Brokers in the firing line yet again following High Court ruling against banks PPI mis-selling

The High Court yesterday rejected the banks' request for a judicial review against the FSA’s mandate on payment protection insurance (PPI).

So what does this ruling mean for insurance brokers?

The banks had been fighting against the FSA’s order for them to review old PPI complaints from the last decade, and wanted to force a judicial review of the FSA decision. This would have forced the regulatory body to think again, and quite possibly retract the order.

The banks lost.

Costs will be 'huge'

Now the banks will have to review those complaints and tell customers to take their cases to the Financial Ombudsmen Service (FOS).

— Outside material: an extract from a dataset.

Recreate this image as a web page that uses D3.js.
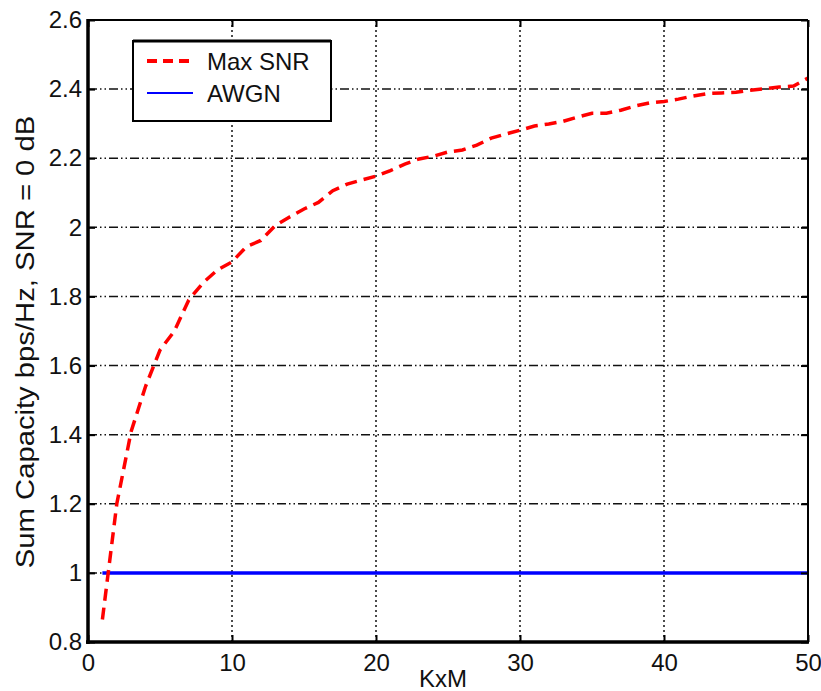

But it’s not the banks that insurance brokers should be worried about. It’s the IFAs and mortgage brokers who are the biggest concern.

The administration costs of reviewing old cases and subsequent compensation payments could force IFAs and mortgage brokers into insolvency.

The outstanding costs – which they should pay – will have to be paid by the FSCS, which will pay for them by increasing the levy on insurance brokers.

The cost of compensation is substantial – anywhere between £2.5bn and £4bn – and threat of firms going to the wall is very real.

Law firm Pinsent Masons partner Thomas Alexis Roberts says: “The BBA in the hearing made the point that there would be insolvencies as a result of the position being upheld because the costs would be so huge.”

He adds: “It’s not great, particularly as the levies have gone up so substantially in the last few years.”

Injustice to brokers

IIB technical director Anne Peel says that some comfort can be found in the fact that the huge costs to insurance brokers were already out in the open, so it should not come as a great surprise.

However, she highlights the unfairness to the broking sector.

Peel said: “I don’t know of any insurance brokers who have sold PPI, its other firms that have failed the customer.”

It is likely that brokers will continue to face increased FSCS levy payments for years to come, which will only stop once Europe decides how it wants to reform compensation, and then the UK regulator will take the lead from Brussels.

Commentators suspect this could be years away.